The request:
Restate the listing below word for word, omitting any images.

+ + + + + + +

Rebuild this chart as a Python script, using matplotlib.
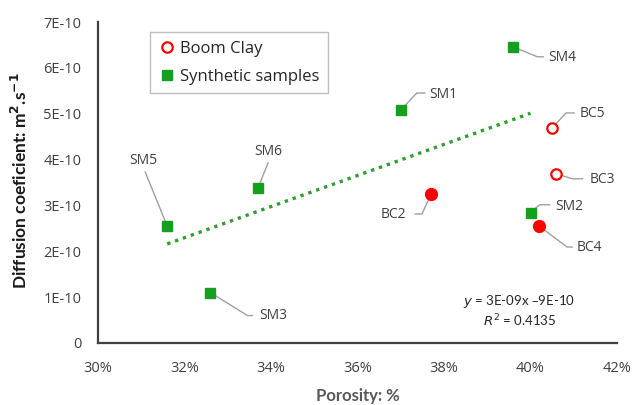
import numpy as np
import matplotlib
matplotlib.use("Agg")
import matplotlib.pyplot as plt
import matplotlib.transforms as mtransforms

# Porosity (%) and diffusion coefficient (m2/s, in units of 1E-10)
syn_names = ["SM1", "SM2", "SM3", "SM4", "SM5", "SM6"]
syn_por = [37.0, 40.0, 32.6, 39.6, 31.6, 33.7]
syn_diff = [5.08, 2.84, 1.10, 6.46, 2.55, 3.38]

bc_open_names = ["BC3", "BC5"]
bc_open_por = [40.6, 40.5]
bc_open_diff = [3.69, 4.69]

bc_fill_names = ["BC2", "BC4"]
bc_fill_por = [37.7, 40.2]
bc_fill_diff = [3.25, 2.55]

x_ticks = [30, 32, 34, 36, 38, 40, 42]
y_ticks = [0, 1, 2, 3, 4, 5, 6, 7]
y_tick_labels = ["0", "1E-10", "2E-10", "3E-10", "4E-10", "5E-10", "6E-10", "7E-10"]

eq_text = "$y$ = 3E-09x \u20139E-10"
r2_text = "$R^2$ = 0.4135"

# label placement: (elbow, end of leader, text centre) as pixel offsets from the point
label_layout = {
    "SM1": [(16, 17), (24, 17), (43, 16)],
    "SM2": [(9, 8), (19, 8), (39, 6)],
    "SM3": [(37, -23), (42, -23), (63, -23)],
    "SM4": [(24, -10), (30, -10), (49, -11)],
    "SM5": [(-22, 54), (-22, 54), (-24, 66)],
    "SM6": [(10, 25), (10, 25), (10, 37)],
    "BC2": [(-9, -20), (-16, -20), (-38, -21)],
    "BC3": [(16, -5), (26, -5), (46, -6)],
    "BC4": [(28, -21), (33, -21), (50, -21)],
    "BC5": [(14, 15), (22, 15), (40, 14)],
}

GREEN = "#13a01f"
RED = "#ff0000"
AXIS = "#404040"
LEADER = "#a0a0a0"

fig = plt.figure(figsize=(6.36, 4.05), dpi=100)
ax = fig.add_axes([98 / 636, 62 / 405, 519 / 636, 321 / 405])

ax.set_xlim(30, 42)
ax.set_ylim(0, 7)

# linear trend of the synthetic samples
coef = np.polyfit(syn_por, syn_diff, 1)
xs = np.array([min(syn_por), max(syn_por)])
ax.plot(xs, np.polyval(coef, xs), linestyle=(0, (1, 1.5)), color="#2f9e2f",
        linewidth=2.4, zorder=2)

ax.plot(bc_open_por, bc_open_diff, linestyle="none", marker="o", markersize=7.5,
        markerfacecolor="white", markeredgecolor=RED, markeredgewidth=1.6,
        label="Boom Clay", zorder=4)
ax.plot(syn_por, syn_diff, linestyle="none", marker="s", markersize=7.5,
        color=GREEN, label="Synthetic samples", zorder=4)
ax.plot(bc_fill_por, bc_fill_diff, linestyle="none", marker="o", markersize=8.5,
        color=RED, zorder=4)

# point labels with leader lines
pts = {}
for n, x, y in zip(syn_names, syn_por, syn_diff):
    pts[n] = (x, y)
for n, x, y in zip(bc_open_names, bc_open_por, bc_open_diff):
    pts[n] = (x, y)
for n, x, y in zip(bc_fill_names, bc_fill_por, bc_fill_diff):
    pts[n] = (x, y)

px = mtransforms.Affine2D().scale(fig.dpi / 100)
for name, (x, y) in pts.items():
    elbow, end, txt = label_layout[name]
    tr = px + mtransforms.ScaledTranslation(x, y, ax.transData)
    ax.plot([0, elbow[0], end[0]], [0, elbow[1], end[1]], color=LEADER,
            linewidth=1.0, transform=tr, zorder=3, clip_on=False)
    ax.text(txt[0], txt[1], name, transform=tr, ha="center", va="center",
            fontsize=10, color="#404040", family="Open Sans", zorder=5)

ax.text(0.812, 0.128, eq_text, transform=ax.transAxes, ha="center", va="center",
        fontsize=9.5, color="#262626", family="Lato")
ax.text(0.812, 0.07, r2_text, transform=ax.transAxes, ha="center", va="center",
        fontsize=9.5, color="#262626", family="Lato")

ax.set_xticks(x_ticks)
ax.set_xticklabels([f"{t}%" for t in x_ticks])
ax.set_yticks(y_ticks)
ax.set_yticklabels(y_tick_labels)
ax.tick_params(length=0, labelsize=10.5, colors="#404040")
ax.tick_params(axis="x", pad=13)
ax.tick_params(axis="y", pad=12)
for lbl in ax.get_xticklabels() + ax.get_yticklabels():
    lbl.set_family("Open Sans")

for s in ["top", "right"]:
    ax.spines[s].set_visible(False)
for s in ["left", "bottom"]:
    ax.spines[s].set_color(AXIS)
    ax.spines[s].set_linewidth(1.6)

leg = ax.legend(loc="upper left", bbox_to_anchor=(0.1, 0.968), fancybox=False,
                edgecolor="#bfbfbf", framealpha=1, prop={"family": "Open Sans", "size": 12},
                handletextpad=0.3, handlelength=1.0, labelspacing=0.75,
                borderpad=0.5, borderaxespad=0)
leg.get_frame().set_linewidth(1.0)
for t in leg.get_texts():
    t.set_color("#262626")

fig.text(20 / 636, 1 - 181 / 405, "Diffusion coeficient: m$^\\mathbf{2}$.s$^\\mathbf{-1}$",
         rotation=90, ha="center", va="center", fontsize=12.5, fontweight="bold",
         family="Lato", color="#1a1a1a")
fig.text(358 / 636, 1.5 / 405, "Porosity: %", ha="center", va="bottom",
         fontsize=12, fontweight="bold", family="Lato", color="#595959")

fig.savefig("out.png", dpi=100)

+ + + + + + +

Complete output:
Rebuild this chart as a Python script, using matplotlib.
import numpy as np
import matplotlib
matplotlib.use("Agg")
import matplotlib.pyplot as plt
import matplotlib.transforms as mtransforms

# Porosity (%) and diffusion coefficient (m2/s, in units of 1E-10)
syn_names = ["SM1", "SM2", "SM3", "SM4", "SM5", "SM6"]
syn_por = [37.0, 40.0, 32.6, 39.6, 31.6, 33.7]
syn_diff = [5.08, 2.84, 1.10, 6.46, 2.55, 3.38]

bc_open_names = ["BC3", "BC5"]
bc_open_por = [40.6, 40.5]
bc_open_diff = [3.69, 4.69]

bc_fill_names = ["BC2", "BC4"]
bc_fill_por = [37.7, 40.2]
bc_fill_diff = [3.25, 2.55]

x_ticks = [30, 32, 34, 36, 38, 40, 42]
y_ticks = [0, 1, 2, 3, 4, 5, 6, 7]
y_tick_labels = ["0", "1E-10", "2E-10", "3E-10", "4E-10", "5E-10", "6E-10", "7E-10"]

eq_text = "$y$ = 3E-09x \u20139E-10"
r2_text = "$R^2$ = 0.4135"

# label placement: (elbow, end of leader, text centre) as pixel offsets from the point
label_layout = {
    "SM1": [(16, 17), (24, 17), (43, 16)],
    "SM2": [(9, 8), (19, 8), (39, 6)],
    "SM3": [(37, -23), (42, -23), (63, -23)],
    "SM4": [(24, -10), (30, -10), (49, -11)],
    "SM5": [(-22, 54), (-22, 54), (-24, 66)],
    "SM6": [(10, 25), (10, 25), (10, 37)],
    "BC2": [(-9, -20), (-16, -20), (-38, -21)],
    "BC3": [(16, -5), (26, -5), (46, -6)],
    "BC4": [(28, -21), (33, -21), (50, -21)],
    "BC5": [(14, 15), (22, 15), (40, 14)],
}

GREEN = "#13a01f"
RED = "#ff0000"
AXIS = "#404040"
LEADER = "#a0a0a0"

fig = plt.figure(figsize=(6.36, 4.05), dpi=100)
ax = fig.add_axes([98 / 636, 62 / 405, 519 / 636, 321 / 405])

ax.set_xlim(30, 42)
ax.set_ylim(0, 7)

# linear trend of the synthetic samples
coef = np.polyfit(syn_por, syn_diff, 1)
xs = np.array([min(syn_por), max(syn_por)])
ax.plot(xs, np.polyval(coef, xs), linestyle=(0, (1, 1.5)), color="#2f9e2f",
        linewidth=2.4, zorder=2)

ax.plot(bc_open_por, bc_open_diff, linestyle="none", marker="o", markersize=7.5,
        markerfacecolor="white", markeredgecolor=RED, markeredgewidth=1.6,
        label="Boom Clay", zorder=4)
ax.plot(syn_por, syn_diff, linestyle="none", marker="s", markersize=7.5,
        color=GREEN, label="Synthetic samples", zorder=4)
ax.plot(bc_fill_por, bc_fill_diff, linestyle="none", marker="o", markersize=8.5,
        color=RED, zorder=4)

# point labels with leader lines
pts = {}
for n, x, y in zip(syn_names, syn_por, syn_diff):
    pts[n] = (x, y)
for n, x, y in zip(bc_open_names, bc_open_por, bc_open_diff):
    pts[n] = (x, y)
for n, x, y in zip(bc_fill_names, bc_fill_por, bc_fill_diff):
    pts[n] = (x, y)

px = mtransforms.Affine2D().scale(fig.dpi / 100)
for name, (x, y) in pts.items():
    elbow, end, txt = label_layout[name]
    tr = px + mtransforms.ScaledTranslation(x, y, ax.transData)
    ax.plot([0, elbow[0], end[0]], [0, elbow[1], end[1]], color=LEADER,
            linewidth=1.0, transform=tr, zorder=3, clip_on=False)
    ax.text(txt[0], txt[1], name, transform=tr, ha="center", va="center",
            fontsize=10, color="#404040", family="Open Sans", zorder=5)

ax.text(0.812, 0.128, eq_text, transform=ax.transAxes, ha="center", va="center",
        fontsize=9.5, color="#262626", family="Lato")
ax.text(0.812, 0.07, r2_text, transform=ax.transAxes, ha="center", va="center",
        fontsize=9.5, color="#262626", family="Lato")

ax.set_xticks(x_ticks)
ax.set_xticklabels([f"{t}%" for t in x_ticks])
ax.set_yticks(y_ticks)
ax.set_yticklabels(y_tick_labels)
ax.tick_params(length=0, labelsize=10.5, colors="#404040")
ax.tick_params(axis="x", pad=13)
ax.tick_params(axis="y", pad=12)
for lbl in ax.get_xticklabels() + ax.get_yticklabels():
    lbl.set_family("Open Sans")

for s in ["top", "right"]:
    ax.spines[s].set_visible(False)
for s in ["left", "bottom"]:
    ax.spines[s].set_color(AXIS)
    ax.spines[s].set_linewidth(1.6)

leg = ax.legend(loc="upper left", bbox_to_anchor=(0.1, 0.968), fancybox=False,
                edgecolor="#bfbfbf", framealpha=1, prop={"family": "Open Sans", "size": 12},
                handletextpad=0.3, handlelength=1.0, labelspacing=0.75,
                borderpad=0.5, borderaxespad=0)
leg.get_frame().set_linewidth(1.0)
for t in leg.get_texts():
    t.set_color("#262626")

fig.text(20 / 636, 1 - 181 / 405, "Diffusion coeficient: m$^\\mathbf{2}$.s$^\\mathbf{-1}$",
         rotation=90, ha="center", va="center", fontsize=12.5, fontweight="bold",
         family="Lato", color="#1a1a1a")
fig.text(358 / 636, 1.5 / 405, "Porosity: %", ha="center", va="bottom",
         fontsize=12, fontweight="bold", family="Lato", color="#595959")

fig.savefig("out.png", dpi=100)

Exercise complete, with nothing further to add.